Wragg agreed to Teach’s demands, and a Mr. Marks and two pirates were given two days to collect the drugs. Teach moved his fleet, and the captured ships, to within about five or six leagues from land. Three days later a messenger, sent by Marks, returned to the fleet; Marks’s boat had capsized and delayed their arrival in Charleston. Teach granted a reprieve of two days, but still the party did not return. He then called a meeting of his fellow sailors and moved eight ships into the harbor, causing panic within the town. When Marks finally returned to the fleet, he explained what had happened. On his arrival he had presented the pirates’ demands to the Governor and the drugs had been quickly gathered, but the two pirates sent to escort him had proved difficult to find; they had been busy drinking with friends and were finally discovered, drunk.
Teach kept to his side of the bargain and released the captured ships and his prisoners—albeit relieved of their valuables, including the fine clothing some had worn.
The behavior of the MEA was essentially of the same morality as Blackbeard’s seizer and extortion of Charleston. Blackbeard’s actions were designed to exploit the weaknesses of the governor; the MEA was designed to exploit the weaknesses of the superintendent of Mason schools. Both groups used force and fear to obtain wealth—the Blackbeard pirates used fear of physical violence, the Mason teachers’ used the fear of work stoppage by refusing to perform contracted obligations as employees of the state of Ohio. There is no real difference between the piratical acts of Blackbeard or the MEA.

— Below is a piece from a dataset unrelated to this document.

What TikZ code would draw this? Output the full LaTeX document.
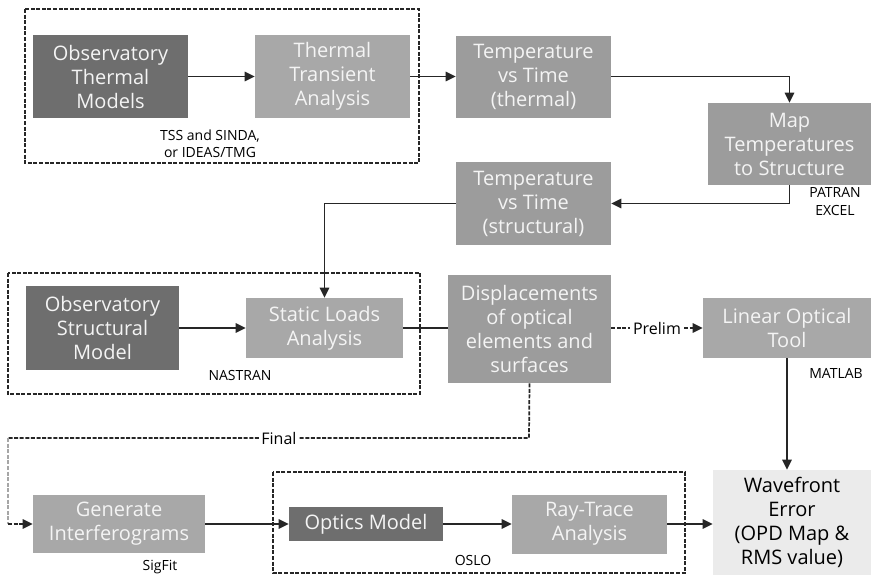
\documentclass[tikz,border=0pt]{standalone}
\usepackage{fontspec}
\setmainfont{Open Sans}
\usetikzlibrary{arrows.meta}
\definecolor{darkbox}{HTML}{6E6E6E}
\definecolor{midbox}{HTML}{9C9C9C}
\definecolor{lightbox}{HTML}{A8A8A8}
\definecolor{wavebox}{HTML}{EBEBEB}
\definecolor{boxtext}{HTML}{F4F4F4}
\tikzset{
  fbox/.style={draw=none, align=center, inner sep=0pt, text=boxtext,
    font=\fontsize{15}{18}\selectfont},
  darkfill/.style={fbox, fill=darkbox},
  midfill/.style={fbox, fill=midbox},
  lightfill/.style={fbox, fill=lightbox},
  group/.style={draw=black!85, line width=1.6pt, dash pattern=on 3pt off 1.2pt},
  conn/.style={draw=black!85, line width=1.3pt},
  arr/.style={conn, -{Triangle[length=7.5pt,width=7pt]}},
  darr/.style={arr, dash pattern=on 3pt off 1.2pt},
  tool/.style={font=\fontsize{10.5}{13}\selectfont, align=center, inner sep=0pt},
  lbl/.style={font=\fontsize{12}{14}\selectfont, fill=white, inner sep=2pt}
}
\begin{document}
\begin{tikzpicture}[x=0.75pt, y=-0.75pt]
\useasboundingbox (0,0) rectangle (871,575);
% group frames
\draw[group] (25,9) rectangle (419,163);
\draw[group] (8,273) rectangle (420,394);
\draw[group] (273,472) rectangle (685,573);
% boxes
\node[darkfill, minimum width=155*0.75pt, minimum height=83*0.75pt] (obsTherm) at (110.5,76.5) {Observatory\\Thermal\\Models};
\node[lightfill, minimum width=155*0.75pt, minimum height=83*0.75pt] (thermTrans) at (332.5,76.5) {Thermal\\Transient\\Analysis};
\node[midfill, minimum width=155*0.75pt, minimum height=82*0.75pt] (tempTh) at (533.5,76.5) {Temperature\\vs Time\\(thermal)};
\node[midfill, minimum width=163*0.75pt, minimum height=82*0.75pt] (mapT) at (789.5,144) {Map\\Temperatures\\to Structure};
\node[midfill, minimum width=155*0.75pt, minimum height=83*0.75pt] (tempSt) at (533.5,203.5) {Temperature\\vs Time\\(structural)};
\node[darkfill, minimum width=153*0.75pt, minimum height=84*0.75pt] (obsStr) at (102.5,328) {Observatory\\Structural\\Model};
\node[lightfill, minimum width=157*0.75pt, minimum height=60*0.75pt] (static) at (324.5,328) {Static Loads\\Analysis};
\node[midfill, minimum width=163*0.75pt, minimum height=108*0.75pt] (disp) at (529.5,329) {Displacements\\of optical\\elements and\\surfaces};
\node[lightfill, minimum width=168*0.75pt, minimum height=60*0.75pt] (lot) at (787,328) {Linear Optical\\Tool};
\node[lightfill, minimum width=172*0.75pt, minimum height=58*0.75pt] (genI) at (119,524) {Generate\\Interferograms};
\node[darkfill, minimum width=154*0.75pt, minimum height=34*0.75pt] (optics) at (366,524) {Optics Model};
\node[lightfill, minimum width=155*0.75pt, minimum height=59*0.75pt] (ray) at (589.5,524) {Ray-Trace\\Analysis};
\node[fbox, fill=wavebox, text=black, minimum width=158*0.75pt, minimum height=105*0.75pt] (wave) at (792,522.5) {Wavefront\\Error\\(OPD Map \&\\RMS value)};
% tool labels
\node[tool] (tssLbl) at (210,144) {TSS and SINDA,\\or IDEAS/TMG};
\node[tool] (patLbl) at (835,201.5) {PATRAN\\EXCEL};
\node[tool] (nasLbl) at (240,375) {NASTRAN};
\node[tool] (matLbl) at (836,373) {MATLAB};
\node[tool] (osloLbl) at (473,560) {OSLO};
\node[tool] (sigLbl) at (160,567) {SigFit};
% connectors
\draw[arr] (obsTherm.east) -- (thermTrans.west);
\draw[arr] (thermTrans.east) -- (tempTh.west);
\draw[arr] (tempTh.east) -| (mapT.north);
\draw[arr] (mapT.south) |- (tempSt.east);
\draw[arr] (tempSt.west) -| (static.north);
\draw[arr] (obsStr.east) -- (static.west);
\draw[conn] (static.east) -- (static.east -| disp.west);
\draw[darr] (disp.east |- lot.west) -- node[lbl] (prelimLbl) {Prelim} (lot.west);
\draw[arr] (lot.south) -- (lot.south |- wave.north);
\coordinate (fA) at (529,438);
\coordinate (fB) at (8,438);
\coordinate (fC) at (8,524);
\draw[conn, dash pattern=on 3pt off 1.2pt] (disp.south) -- (fA) -- node[lbl, pos=0.48] (finalLbl) {Final} (fB);
\draw[conn, draw=black!35, dash pattern=on 3pt off 1.2pt] (fB) -- (fC);
\draw[darr] (fC) -- (genI.west);
\draw[arr] (genI.east) -- (optics.west);
\draw[arr] (optics.east) -- (ray.west);
\draw[arr] (ray.east) -- (ray.east -| wave.west);
\end{tikzpicture}
\end{document}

So why weren’t the Mason teachers arrested for their piratical acts instead of rewarded with more money? Because the pirates run the government in 2014 unlike in 1718. The only difference between the MEA and Blackbeard is that they are now the lawyers, legislators, and union leaders who have infiltrated the law to have easy access to the plunder of the tax payers. Pirates have changed their tactics over the years—instead of violence and blockades, they just gained a government backed service—like education—and threatened to take that service away unless they obtained their desires. The ideal of the blockade of education services through a labor strike and Blackbeard’s extraction of medical supplies from the Governor of Charleston are the same because tax payers have no other option. There are no other schools for their children to attend just as there was no other way out of the harbor of Charleston for the citizens to embark on any kind of trade by sea. So Blackbeard had the city by the throat and used it to his advantage just as the MEA had Mason by the throat regarding education. The intentions were extortion to fulfill the desires of piracy. The only difference is that these modern pirates in the MEA were backed by the law which is an evolution from the days of Blackbeard. But the intentions were the same—fear, power, and plunder at the expense of others.
So if anyone dared wish to see examples of modern piracy, don’t look to the South China Sea or the dangerous waters off of Somalia—just look in Mason, Ohio at the members of the Mason Teacher’s Association and you will see pirates just as vicious and greedy as Blackbeard.